Politics

Nigerian Government rejects IMF advice as fuel queues surfaces, says no plan to remove fuel subsidy immediately

Minister of Finance, Zainab Ahmed

The Federal Government of Nigeria has stated that it has no plan to remove fuel subsidy soon.

Zainab Ahmed, the Minister of Finance, on Sunday revealed this while responding to the advice of the International Monetary Fund (IMF) to the Nigerian Government to remove fuel subsidy.

Following IMF’s advice to Nigeria, fuel queues have appeared in many parts of the nation including Ondo, Osun and even the Federal Capital Territory.

The fuel queue is apparently caused by the rumours of possible subsidy removal.

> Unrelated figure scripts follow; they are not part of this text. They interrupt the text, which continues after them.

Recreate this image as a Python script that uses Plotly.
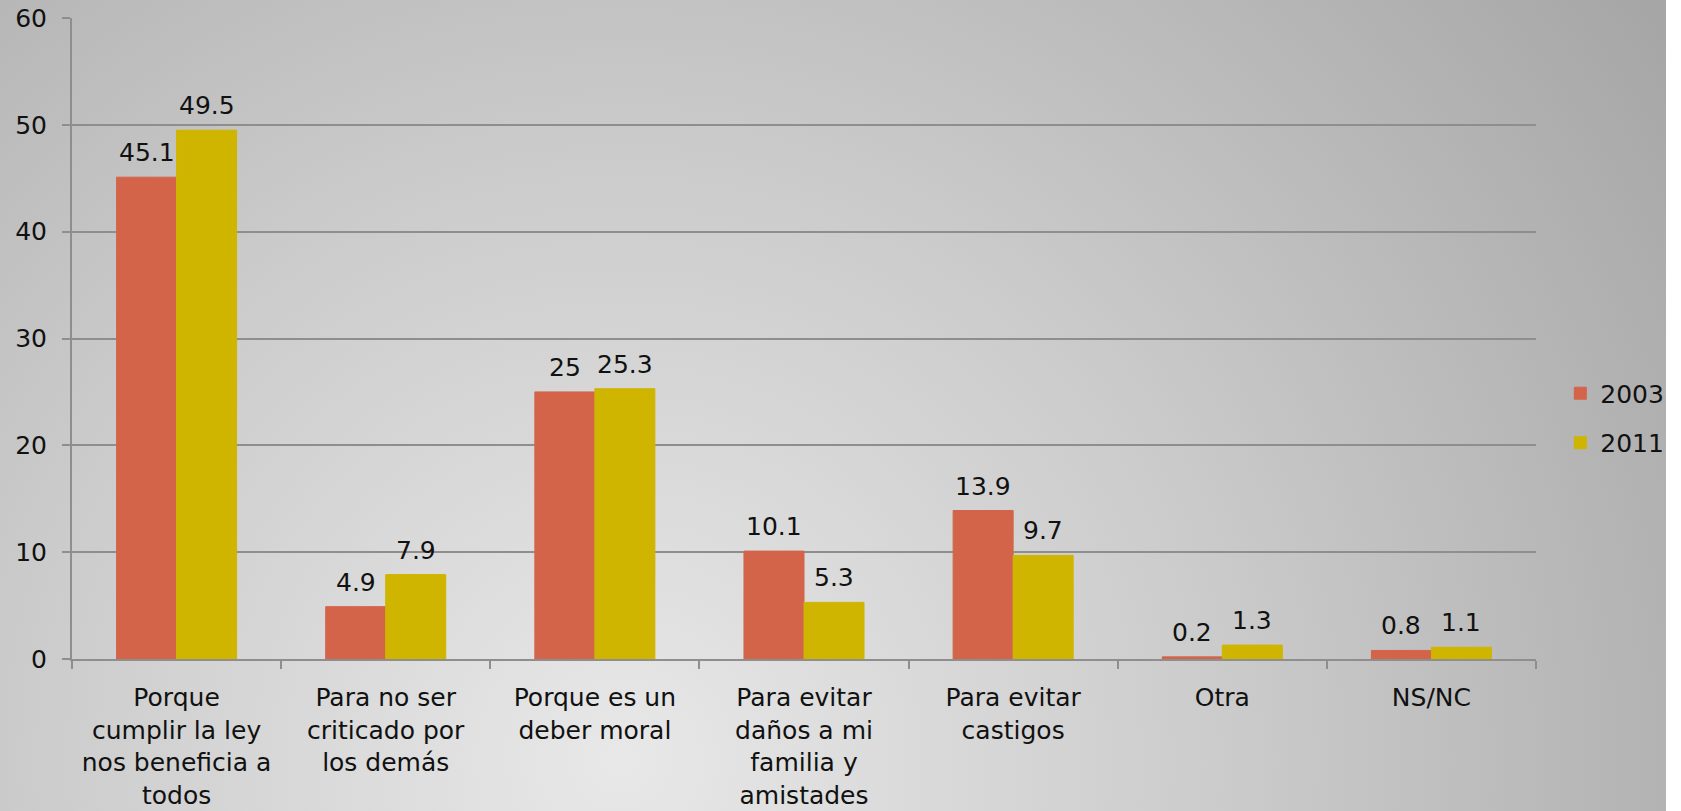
import base64
import plotly.graph_objects as go

categories = [
    "Porque<br>cumplir la ley<br>nos beneficia a<br>todos",
    "Para no ser<br>criticado por<br>los demás",
    "Porque es un<br>deber moral",
    "Para evitar<br>daños a mi<br>familia y<br>amistades",
    "Para evitar<br>castigos",
    "Otra",
    "NS/NC",
]
values_2003 = [45.1, 4.9, 25, 10.1, 13.9, 0.2, 0.8]
values_2011 = [49.5, 7.9, 25.3, 5.3, 9.7, 1.3, 1.1]
series_names = ["2003", "2011"]
y_ticks = [0, 10, 20, 30, 40, 50, 60]

COL_2003 = "#D3644A"
COL_2011 = "#CFB500"
GRID = "#8E8E8E"
FONT = "DejaVu Sans"
FS = 25
FS_CAT = 25

W, H = 1681, 811
L, R, T, B = 72, 1681 - 1536, 18, 811 - 659
PW, PH = W - L - R, H - T - B
BG_W = 1666

svg = f'''<svg xmlns="http://www.w3.org/2000/svg" width="{BG_W}" height="{H}" viewBox="0 0 {BG_W} {H}" preserveAspectRatio="none">
<defs><radialGradient id="g" gradientUnits="userSpaceOnUse" cx="620" cy="760" r="1350">
<stop offset="0" stop-color="#e8e8e8"/>
<stop offset="0.45" stop-color="#cbcbcb"/>
<stop offset="1" stop-color="#a2a2a2"/>
</radialGradient></defs>
<rect x="0" y="0" width="{BG_W}" height="{H}" fill="url(#g)"/></svg>'''
bg_src = "data:image/svg+xml;base64," + base64.b64encode(svg.encode()).decode()

fig = go.Figure()
fig.add_trace(go.Bar(name=series_names[0], x=categories, y=values_2003,
                     marker=dict(color=COL_2003, line=dict(width=1, color=COL_2003)),
                     legendgroup="a"))
fig.add_trace(go.Bar(name=series_names[1], x=categories, y=values_2011,
                     marker=dict(color=COL_2011, line=dict(width=1, color=COL_2011)),
                     legendgroup="b"))

annotations = []
for vals, shift in ((values_2003, -30), (values_2011, 30)):
    for c, v in zip(categories, vals):
        annotations.append(dict(x=c, y=v, xref="x", yref="y", text=f"{v:g}",
                                showarrow=False, xanchor="center", yanchor="bottom",
                                xshift=shift, yshift=8,
                                font=dict(family=FONT, size=FS, color="#111111")))

fig.update_layout(
    width=W, height=H,
    margin=dict(l=L, r=R, t=T, b=B, pad=0, autoexpand=False),
    paper_bgcolor="white",
    plot_bgcolor="rgba(0,0,0,0)",
    barmode="group",
    bargap=0.426,
    bargroupgap=0,
    font=dict(family=FONT, size=FS, color="#111111"),
    annotations=annotations,
    images=[dict(source=bg_src, xref="paper", yref="paper",
                 x=-L / PW, y=1 + T / PH, sizex=BG_W / PW, sizey=H / PH,
                 xanchor="left", yanchor="top", sizing="stretch", layer="below")],
    legend=dict(x=1.0166, y=0.376, xanchor="left", yanchor="middle",
                bgcolor="rgba(0,0,0,0)", font=dict(family=FONT, size=FS, color="#111111"),
                traceorder="grouped", tracegroupgap=14, itemwidth=30),
    xaxis=dict(showgrid=False, showline=True, linecolor=GRID, linewidth=2,
               ticks="outside", ticklen=8, tickwidth=2, tickcolor=GRID,
               tickson="boundaries", ticklabelstandoff=15, automargin=False,
               tickfont=dict(family=FONT, size=FS_CAT, color="#111111")),
    yaxis=dict(range=[0, 60], tickvals=y_ticks, showgrid=True, gridcolor=GRID,
               gridwidth=2, showline=True, linecolor=GRID, linewidth=2,
               ticks="outside", ticklen=8, tickwidth=2, tickcolor=GRID,
               zeroline=False, ticklabelstandoff=10, automargin=False,
               tickfont=dict(family=FONT, size=FS, color="#111111")),
)

fig.write_html("out.html", config={"displayModeBar": False},
               post_script="document.body.style.margin='0';document.body.style.padding='0';document.body.style.overflow='hidden';")
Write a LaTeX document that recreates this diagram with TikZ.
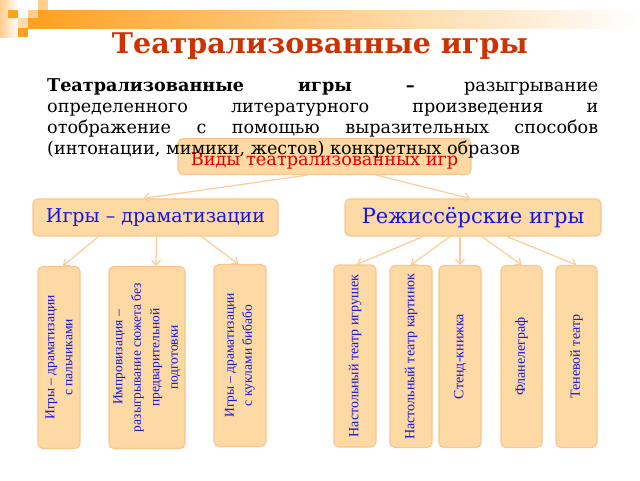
\documentclass[tikz,border=0pt]{standalone}
\usepackage{fontspec}
\setmainfont{DejaVu Serif}
\newfontfamily\timesfont{Liberation Serif}
\usetikzlibrary{arrows.meta}
\definecolor{titlered}{RGB}{204,51,0}
\definecolor{boxfill}{RGB}{253,217,163}
\definecolor{boxline}{RGB}{250,197,144}
\definecolor{linkcol}{RGB}{251,203,152}
\definecolor{txtblue}{RGB}{20,20,230}
\definecolor{txtred}{RGB}{225,0,0}
\definecolor{deco}{RGB}{255,160,30}
\definecolor{decolight}{RGB}{255,205,140}
\tikzset{
  box/.style={draw=boxline,fill=boxfill,line width=1.2pt,rounded corners=5pt,inner sep=0pt},
  kindbox/.style={box,minimum height=37pt,text=txtblue},
  vbox/.style={box,rotate=90,minimum width=182pt,align=center,text=txtblue,
    font=\timesfont\fontsize{14}{18}\selectfont},
  link/.style={draw=linkcol,line width=1.2pt,-{Straight Barb[length=5pt,width=9pt]}}
}
\begin{document}
\begin{tikzpicture}[x=1pt,y=-1pt]
    \useasboundingbox (0,0) rectangle (640,480);
    %% Decoration
    \shade[left color=decolight,right color=white] (0,0) rectangle (18,37);
    \shade[left color=deco,middle color=deco!55,right color=white] (28,10) rectangle (640,28);
    \fill[deco] (8,10) rectangle (18,18);
    \fill[decolight] (38,0) rectangle (48,10);
    \fill[decolight] (28,10) rectangle (38,18);
    \fill[decolight!70] (18,18) rectangle (28,28);
    \fill[deco] (18,28) rectangle (28,37);
    %% Title
    \node[text=titlered,font=\fontsize{28.5}{30}\selectfont\bfseries] (title) at (320,46) {Театрализованные игры};
    %% Kinds
    \node[box,minimum width=293pt,text height=27pt,text depth=9pt,text=txtred,font=\fontsize{17.7}{20}\selectfont] (vidy) at (324.5,156.5) {Виды театрализованных игр};
    \node[kindbox,minimum width=245pt,font=\fontsize{19}{22}\selectfont] (drama) at (155.5,217.5) {Игры – драматизации};
    \node[kindbox,minimum width=256pt,font=\fontsize{21}{24}\selectfont] (rezh) at (473,217.5) {Режиссёрские игры};
    %% Definition
    \node[anchor=north west,inner sep=0pt,text width=551pt,align=justify,
      font=\fontsize{17.6}{21.3}\selectfont] (defn) at (47,78)
      {\hyphenpenalty=10000\textbf{Театрализованные игры –} разыгрывание\linebreak
       определенного литературного произведения и\linebreak
       отображение с помощью выразительных способов\linebreak
       (интонации, мимики, жестов) конкретных образов};
    %% Games
    \node[vbox,minimum height=42pt,font=\timesfont\fontsize{13.5}{18}\selectfont] (palc) at (59,357.5) {Игры – драматизации\\с пальчиками};
    \node[vbox,minimum height=76pt,font=\timesfont\fontsize{13.5}{18.5}\selectfont] (impr) at (147,357.5) {Импровизация –\\разыгрывание сюжета без\\предварительной\\подготовки};
    \node[vbox,minimum height=52pt,font=\timesfont\fontsize{13.5}{18}\selectfont] (bibabo) at (240,355.5) {Игры – драматизации\\с куклами бибабо};
    \node[vbox,minimum height=42pt] (igrush) at (355,356) {Настольный театр игрушек};
    \node[vbox,minimum height=42pt] (kartin) at (411,356.5) {Настольный театр картинок};
    \node[vbox,minimum height=42pt] (stend) at (460,356.5) {Стенд-книжка};
    \node[vbox,minimum height=41pt] (flanel) at (521.5,356.5) {Фланелеграф};
    \node[vbox,minimum height=41pt] (ten) at (576.5,356.5) {Теневой театр};
    %% Links
    \draw[link] ([xshift=-17pt]vidy.south) -- ([xshift=-12pt]drama.north);
    \draw[link] ([xshift=52pt]vidy.south) -- ([xshift=-3pt]rezh.north);
    \draw[link] ([xshift=-57pt]drama.south) -- ([xshift=4pt]palc.east);
    \draw[link] ([xshift=1pt]drama.south) -- ([xshift=9pt]impr.east);
    \draw[link] ([xshift=46pt]drama.south) -- ([xshift=-2pt]bibabo.east);
    \draw[link] ([xshift=-50pt]rezh.south) -- ([xshift=2pt]igrush.east);
    \draw[link] ([xshift=-23pt]rezh.south) -- (kartin.east);
    \draw[link] ([xshift=-13pt]rezh.south) -- (stend.east);
    \draw[link] ([xshift=9pt]rezh.south) -- (flanel.east);
    \draw[link] ([xshift=34pt]rezh.south) -- (ten.east);
\end{tikzpicture}
\end{document}
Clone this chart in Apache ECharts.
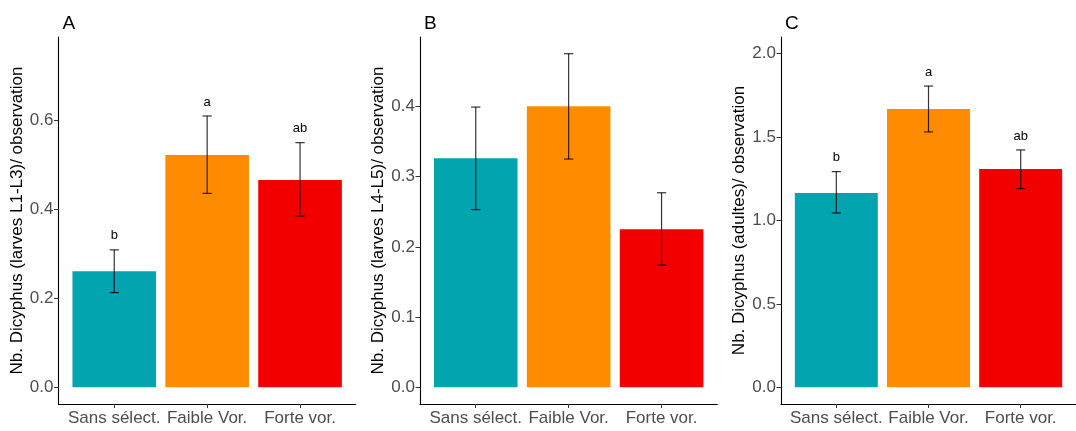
<!DOCTYPE html>
<html>
<head>
<meta charset="utf-8">
<script src="https://cdn.jsdelivr.net/npm/echarts@6/dist/echarts.min.js"></script>
<style>
html,body{margin:0;padding:0;background:#fff;}
#main{width:1076px;height:431px;}
</style>
</head>
<body>
<div id="main"></div>
<script>
// ---- data ----
const categories = ['Sans sélect.', 'Faible Vor.', 'Forte vor.'];
const barColors = ['#02A4B0', '#FF8C00', '#F20000'];

const meanA = [0.261, 0.522, 0.466];
const lowA  = [0.213, 0.436, 0.385];
const highA = [0.309, 0.610, 0.550];
const lettersA = ['b', 'a', 'ab'];
const ticksA = [0, 0.2, 0.4, 0.6];

const meanB = [0.326, 0.400, 0.225];
const lowB  = [0.253, 0.325, 0.174];
const highB = [0.399, 0.475, 0.277];
const lettersB = ['', '', ''];
const ticksB = [0, 0.1, 0.2, 0.3, 0.4];

const meanC = [1.165, 1.668, 1.308];
const lowC  = [1.045, 1.531, 1.191];
const highC = [1.293, 1.806, 1.423];
const lettersC = ['b', 'a', 'ab'];
const ticksC = [0, 0.5, 1.0, 1.5, 2.0];

const panelTitles = ['A', 'B', 'C'];
const yTitles = [
  'Nb. Dicyphus (larves L1-L3)/ observation',
  'Nb. Dicyphus (larves L4-L5)/ observation',
  'Nb. Dicyphus (adultes)/ observation'
];

// ---- chart ----
const FONT = "'Liberation Sans', Arial, Helvetica, sans-serif";
const panels = [
  {mean: meanA, low: lowA, high: highA, letters: lettersA, ticks: ticksA, ymin: -0.0375, ymax: 0.7875, left: 58.5},
  {mean: meanB, low: lowB, high: highB, letters: lettersB, ticks: ticksB, ymin: -0.02375, ymax: 0.49875, left: 420},
  {mean: meanC, low: lowC, high: highC, letters: lettersC, ticks: ticksC, ymin: -0.1, ymax: 2.1, left: 781}
];

const grids = [], xAxes = [], yAxes = [], series = [], titles = [];
panels.forEach((p, i) => {
  grids.push({left: p.left, top: 37, width: 297.3, height: 367, containLabel: false});
  xAxes.push({
    type: 'value', gridIndex: i, min: 0.4, max: 3.6,
    splitLine: {show: false},
    axisLine: {show: true, onZero: false, lineStyle: {color: '#000', width: 1.1}},
    axisTick: {show: true, customValues: [1, 2, 3], length: 4, lineStyle: {color: '#333', width: 1}},
    axisLabel: {
      customValues: [1, 2, 3], margin: 6,
      formatter: v => categories[Math.round(v) - 1] || '',
      color: '#4D4D4D', fontSize: 17, fontFamily: FONT
    }
  });
  yAxes.push({
    type: 'value', gridIndex: i, min: p.ymin, max: p.ymax,
    splitLine: {show: false},
    axisLine: {show: true, onZero: false, lineStyle: {color: '#000', width: 1.1}},
    axisTick: {show: true, customValues: p.ticks, length: 4.5, lineStyle: {color: '#333', width: 1}},
    axisLabel: {
      customValues: p.ticks, margin: 5,
      formatter: v => v.toFixed(1),
      color: '#4D4D4D', fontSize: 17, fontFamily: FONT
    },
    name: yTitles[i], nameLocation: 'middle', nameGap: 33,
    nameTextStyle: {color: '#000', fontSize: 17, fontFamily: FONT}
  });
  titles.push({
    text: panelTitles[i], left: p.left - 1, top: 9,
    textStyle: {color: '#000', fontSize: 19, fontWeight: 'normal', fontFamily: FONT}
  });
  const data = categories.map((c, k) => [k + 1, p.mean[k], p.low[k], p.high[k], k]);
  series.push({
    type: 'custom', xAxisIndex: i, yAxisIndex: i, clip: false,
    data: data,
    renderItem: function (params, api) {
      const x = api.value(0), m = api.value(1), lo = api.value(2), hi = api.value(3);
      const k = api.value(4);
      const p0 = api.coord([x - 0.45, m]);
      const p1 = api.coord([x + 0.45, 0]);
      const cHi = api.coord([x, hi]);
      const cLo = api.coord([x, lo]);
      const capL = api.coord([x - 0.05, hi])[0];
      const capR = api.coord([x + 0.05, hi])[0];
      const ls = {stroke: 'rgba(0,0,0,0.8)', lineWidth: 1.2};
      const children = [
        {type: 'rect', shape: {x: p0[0], y: p0[1], width: p1[0] - p0[0], height: p1[1] - p0[1]}, style: {fill: barColors[k]}},
        {type: 'line', shape: {x1: cHi[0], y1: cHi[1], x2: cLo[0], y2: cLo[1]}, style: ls},
        {type: 'line', shape: {x1: capL, y1: cHi[1], x2: capR, y2: cHi[1]}, style: ls},
        {type: 'line', shape: {x1: capL, y1: cLo[1], x2: capR, y2: cLo[1]}, style: ls}
      ];
      const letter = p.letters[k];
      if (letter) {
        children.push({type: 'text', x: cHi[0], y: cHi[1] - 14,
          style: {text: letter, fill: '#000', fontSize: 13, fontFamily: FONT, align: 'center', verticalAlign: 'middle'}});
      }
      return {type: 'group', children: children};
    }
  });
});

const chart = echarts.init(document.getElementById('main'), null, {renderer: 'canvas'});
chart.setOption({
  backgroundColor: '#fff',
  animation: false,
  title: titles,
  grid: grids,
  xAxis: xAxes,
  yAxis: yAxes,
  series: series
});
</script>
</body>
</html>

“There is no imminent plan to remove subsidy,” Finance Minister Zainab said at a briefing on the outcome of their meeting with investors and institutions at the IMF/World Bank meetings in Washington DC, United States.

“IMF said that fuel subsidy is better removed so that we can use the resources for other important sectors.

“In principle, It’s a good suggestion. But in Nigeria, we don’t have any plans to remove fuel subsidy at this time because we have not yet designed buffers that will enable us (to) remove the subsidy and provide cushions for our people.

“So there is no plan to remove fuel subsidy.

“We will be working with various groups to find an alternative if we have to remove it. We are not yet at the point of removing fuel subsidy yet,” she noted.

She however noted that the meeting in Washington DC was a success, adding that it provides Nigeria with the opportunity to review developments in global economy and consequently proffer appropriate solutions.

Zainab noted that Nigeria must priorities cost-effective policies that would increase resilience of shock, boost productivity and also raise the incomes of the bottom 40% of the Nigerian population.

“In my capacity as representative of 23 African countries, I addressed the IMFC and issued a statement calling for normalisation of trade relations among the contending parties and called for concerted efforts to supporting multilateralism and avoid protectionist sentiments.

“At the G-24 meeting, I drew the attention of the World Bank to some of the challenges we face in implementing our portfolio like the implementation of the new environmental and social safeguards framework which tends to slow down implementation of our infrastructure projects.

“My engagement at the IMFC also focused on the global policy agenda.

“Governors underscored the importance of strengthening market competition, encouraging innovation, tackling weak governance and corruption and meeting the SDGs.

“Governors underlined the importance of strengthening international coordination and cooperation to tackle shared challenges, given the potentially damaging effects of trade tensions on global economic developments, and impact of natural disasters on developing countries,” she said.

The Governor of the Central Bank of Nigeria (CBN), Godwin Emefiele, who was also part of the delegation to DC met with Queen Maxima of the Netherlands who is the United Nations Secretary-General Special Advocate on Financial Inclusion.

“We reviewed the position of Nigeria in terms of financial inclusion, observing that the rate of inclusion is moving up aggressively and we are very optimistic that in 2020 we will meet the 80 per cent inclusion target.

“We also met with foreign investors who expressed confidence in what we are doing in Nigeria and this has been supported by the inflows that you may have observed recently between December and this time.

“A major take away from this meeting is that although the GDP numbers for Nigeria is low at 1.9 per cent in 2018, I’m encouraged by the IMF predictions that global growth will pick up by second half of 2019 and emerging market economies like India, Brazil, China and Nigeria will help to drive growth.

“This means that a lot of eyes are on Nigeria and we must work hard to aggressively push up our growth numbers. But I’m hopeful that this can be achieved,” he said.